The Davis Police Department’s Professional Standard Unit launched an investigation this week to determine exactly what occurred when a Davis police officer questioned an African-American resident in front of his West Davis home last month.
On April 17, longtime resident Eli Davis was mowing his front lawn when a police officer stopped in front of his driveway to ask whether he lived there. The officer first had driven by, but then circled back, according to the letter Davis wrote to The Enterprise last week.
Davis said that he did live there, but the officer persisted, saying that he “fit the description” of someone the police were looking for, and asked for identification. Once Davis produced the identification from his home, the officer left, explaining that it was clear he lived there because he had no trouble entering.
Once the officer had gone, Davis called the Police Department to inquire whether a criminal event had taken place nearby involving someone fitting his description: a tall, slender, black male.
But the person who answered the phone was not aware of any such incident.
“I fear that the only description that fit is that of being a black American male, and therefore is an image of his ignorance,” Davis wrote about the officer. “His action was more gut reaction of ‘see a black male’ and think ‘suspect of something.’ ”
Davis police Lt. Glenn Glasgow told The Enterprise on Thursday, however, that the department’s call-taker was mistaken and that an incident involving someone who matched Davis’ description had occurred.
“Community members called in at a little after 2 p.m. (about) a residential burglary occurring at that moment,” Glasgow said. “The person who called described the alleged suspect as an African-American adult male and then also provided a clothing description. Our officers got into the area, set up a perimeter and, during the course of the investigation, contacted several African-American males in the immediate area (who matched the description). … Mr. Davis was one of them.”
Glasgow said it was a miscommunication on the part of the department.
He also added that while Davis has not filed a formal complaint, the department will review the incident thoroughly.
“We are reviewing the circumstances surrounding the incident, as well as his claim of racial profiling,” Glasgow said. “We take these allegations very seriously.”
As for the burglary, Glasgow said the resident who called the police initially had misidentified a solicitor who was walking around the neighborhood.
Davis could not be reached for comment on the matter.
Since his letter was published in The Enterprise, several of Davis’ neighbors also have written to voice their dissatisfaction over the way their longtime neighbor was treated by the officer.
Neighbors wrote that “We also mow our lawns and keep up our yards, but will not be approached by a Davis police officer to show identification and prove we live in our homes. We are appalled that our good African-American neighbor had to endure such treatment recently.”
Leo Gonzalez, who lives just up the street, said Thursday that Davis mostly keeps to himself, but that he and Davis are friendly to one another, often exchanging waves when Davis pedals by on his bike. Gonzalez clearly was perturbed by the actions of the police officer.
Glasgow said the department demands non-biased policing and that it requires officers to take a state-mandated training course for racial sensitivity and profiling, called “Racial & Cultural Diversity Training; Racial Profiling,” every five years.

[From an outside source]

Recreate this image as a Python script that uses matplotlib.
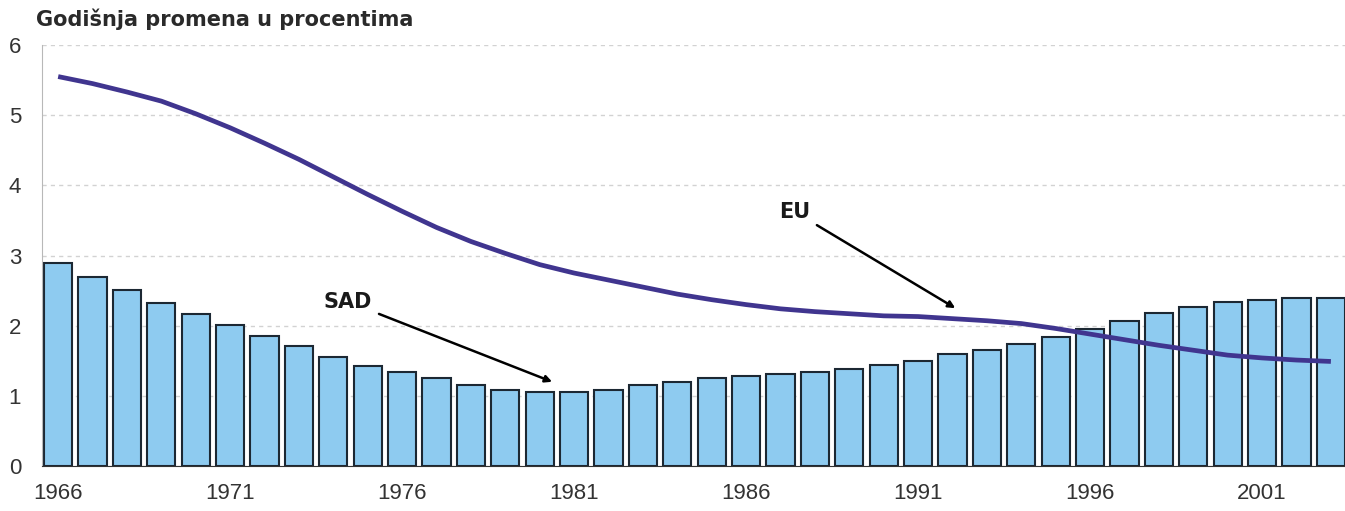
import matplotlib.pyplot as plt
import numpy as np

# podaci ocitani sa grafika
godine = np.arange(1966, 2004)
sad = [2.89, 2.69, 2.51, 2.32, 2.17, 2.01, 1.85, 1.71, 1.55, 1.43,
       1.34, 1.25, 1.15, 1.08, 1.05, 1.05, 1.08, 1.15, 1.20, 1.25,
       1.28, 1.31, 1.34, 1.38, 1.44, 1.50, 1.60, 1.65, 1.74, 1.84,
       1.95, 2.07, 2.18, 2.27, 2.34, 2.37, 2.40, 2.40]
eu = [5.55, 5.45, 5.33, 5.20, 5.02, 4.82, 4.60, 4.37, 4.12, 3.87,
      3.63, 3.40, 3.20, 3.03, 2.87, 2.75, 2.65, 2.55, 2.45, 2.37,
      2.30, 2.24, 2.20, 2.17, 2.14, 2.13, 2.10, 2.07, 2.03, 1.96,
      1.88, 1.80, 1.72, 1.65, 1.58, 1.54, 1.51, 1.49]
xticks = [1966, 1971, 1976, 1981, 1986, 1991, 1996, 2001]

plt.rcParams['font.family'] = ['DejaVu Sans']

fig = plt.figure(figsize=(13.45, 5.11), dpi=100)
ax = fig.add_axes([42 / 1345, 45 / 511, 1 - 42 / 1345, 421 / 511])

ax.bar(godine, sad, width=0.82, color='#8ecbf0', edgecolor='#1c2833',
       linewidth=1.5, zorder=2)
ax.plot(godine, eu, color='#40358f', linewidth=3.4, zorder=3,
        solid_capstyle='butt')

ax.set_xlim(1965.53, 2003.41)
ax.set_ylim(0, 6)
ax.set_yticks(range(0, 7))
ax.set_xticks(xticks)
ax.tick_params(axis='both', length=0, labelsize=16, labelcolor='#333333')
for lab in ax.get_xticklabels() + ax.get_yticklabels():
    lab.set_family('Liberation Sans')
ax.tick_params(axis='x', pad=12)
ax.tick_params(axis='y', pad=15)
ax.grid(axis='y', color='#d2d2d2', linestyle=(0, (3, 3)), linewidth=1.0, zorder=0)

for s in ['top', 'right']:
    ax.spines[s].set_visible(False)
ax.spines['left'].set_color('#b8b8b8')
ax.spines['bottom'].set_color('#333333')

fig.text(36 / 1345, 1 - 19 / 511, 'Godišnja promena u procentima', fontsize=15,
         fontweight='bold', color='#2a2a2a', va='center', ha='left')

arrow = dict(arrowstyle='-|>', color='black', lw=1.8, mutation_scale=10,
             shrinkA=3, shrinkB=0)
ax.annotate('SAD', xy=(1980.36, 1.20), xytext=(1974.43, 2.34),
            fontsize=15, fontweight='bold', color='#1a1a1a',
            ha='center', va='center', arrowprops=arrow)
ax.annotate('EU', xy=(1992.08, 2.25), xytext=(1987.42, 3.62),
            fontsize=15, fontweight='bold', color='#1a1a1a',
            ha='center', va='center', arrowprops=arrow)

fig.savefig('out.png', dpi=100)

“The law that governs this training as well as legislatively mandated topics to be covered can be found by reading CA penal code section 13519.4,” Glasgow clarified in an email. “Our department trainers have been certified through (Peace Officer Standards and Training) and have attended The Museum of Tolerance.”
In addition to the internal investigation, the police also have contacted Davis police ombudsman Bob Aaronson, who has contracted with the city for the past six years, to review the case once it’s finished.
Aaronson told The Enterprise on Thursday that because an investigation hasn’t been completed and because he has no first-hand evidence, he can’t make any definitive conclusions about what happened.
“Obviously, one of the goals when police officers make contact with citizens is that, at the end of the contact, the citizens may not be happy with the intrusion, but at least it’s been explained to them in a way they can understand it and they can put it in context,” Aaronson said.
“Based on (the letter), my assumption is that if that was done, it was not done adequately.”